> ITEMS:
>>>>>

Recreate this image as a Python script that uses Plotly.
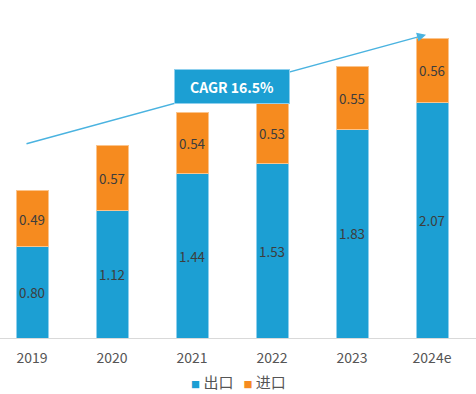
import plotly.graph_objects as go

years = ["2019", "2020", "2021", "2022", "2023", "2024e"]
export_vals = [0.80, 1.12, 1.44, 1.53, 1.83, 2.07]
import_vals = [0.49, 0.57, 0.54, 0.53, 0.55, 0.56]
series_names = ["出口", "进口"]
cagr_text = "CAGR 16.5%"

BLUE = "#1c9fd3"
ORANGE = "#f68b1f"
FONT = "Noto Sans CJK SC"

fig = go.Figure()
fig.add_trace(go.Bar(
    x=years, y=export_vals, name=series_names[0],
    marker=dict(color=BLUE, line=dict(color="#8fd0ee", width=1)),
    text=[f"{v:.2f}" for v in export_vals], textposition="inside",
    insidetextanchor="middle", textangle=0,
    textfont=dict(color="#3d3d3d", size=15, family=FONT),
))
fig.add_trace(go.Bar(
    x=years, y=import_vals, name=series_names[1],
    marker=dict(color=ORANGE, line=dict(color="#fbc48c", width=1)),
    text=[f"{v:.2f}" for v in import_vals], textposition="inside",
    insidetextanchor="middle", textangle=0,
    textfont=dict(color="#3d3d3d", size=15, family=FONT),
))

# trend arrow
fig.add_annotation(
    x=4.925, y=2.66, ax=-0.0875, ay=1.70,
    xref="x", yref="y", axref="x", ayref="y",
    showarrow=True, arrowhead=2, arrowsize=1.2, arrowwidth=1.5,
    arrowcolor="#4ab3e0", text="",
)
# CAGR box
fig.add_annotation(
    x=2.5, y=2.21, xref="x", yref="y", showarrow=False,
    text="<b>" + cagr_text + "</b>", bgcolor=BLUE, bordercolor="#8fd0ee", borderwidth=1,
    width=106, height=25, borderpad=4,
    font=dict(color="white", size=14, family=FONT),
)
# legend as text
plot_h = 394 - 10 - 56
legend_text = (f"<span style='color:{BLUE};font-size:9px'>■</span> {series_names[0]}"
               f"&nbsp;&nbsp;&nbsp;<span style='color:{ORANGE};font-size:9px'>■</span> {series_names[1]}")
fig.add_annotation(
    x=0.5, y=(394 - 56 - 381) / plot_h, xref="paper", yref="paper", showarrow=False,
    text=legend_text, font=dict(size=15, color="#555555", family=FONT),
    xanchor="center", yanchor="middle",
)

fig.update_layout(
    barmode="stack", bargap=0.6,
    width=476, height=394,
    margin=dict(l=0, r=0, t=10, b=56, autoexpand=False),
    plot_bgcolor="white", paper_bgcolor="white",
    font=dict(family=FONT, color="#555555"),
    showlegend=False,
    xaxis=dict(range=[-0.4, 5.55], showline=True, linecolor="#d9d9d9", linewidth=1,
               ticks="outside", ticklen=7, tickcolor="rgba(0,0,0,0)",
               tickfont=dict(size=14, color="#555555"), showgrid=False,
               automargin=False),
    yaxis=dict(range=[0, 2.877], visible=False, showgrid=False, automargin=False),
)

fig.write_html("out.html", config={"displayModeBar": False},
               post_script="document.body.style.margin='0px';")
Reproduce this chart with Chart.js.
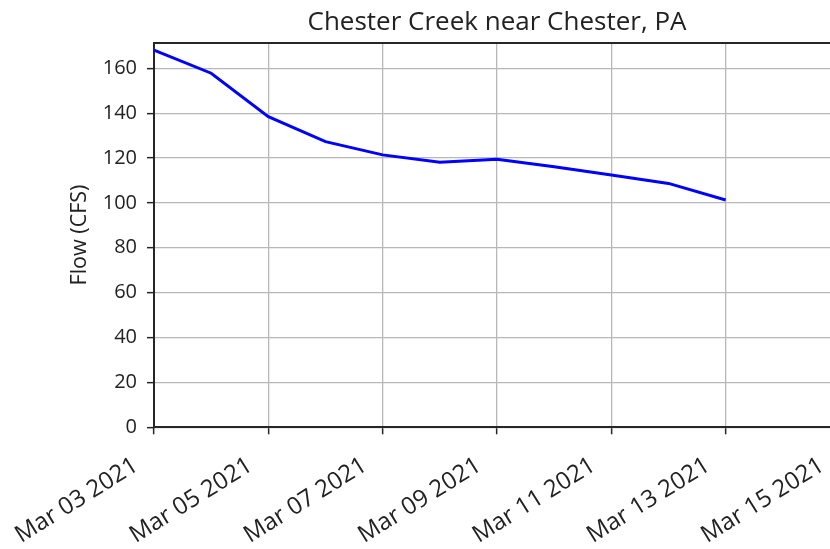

<<<<<

> GIVEN EXERCISE:
Check each line of the material above for "this" and say how many lines contain it, giving the number alone.

> FULL OUTPUT:
2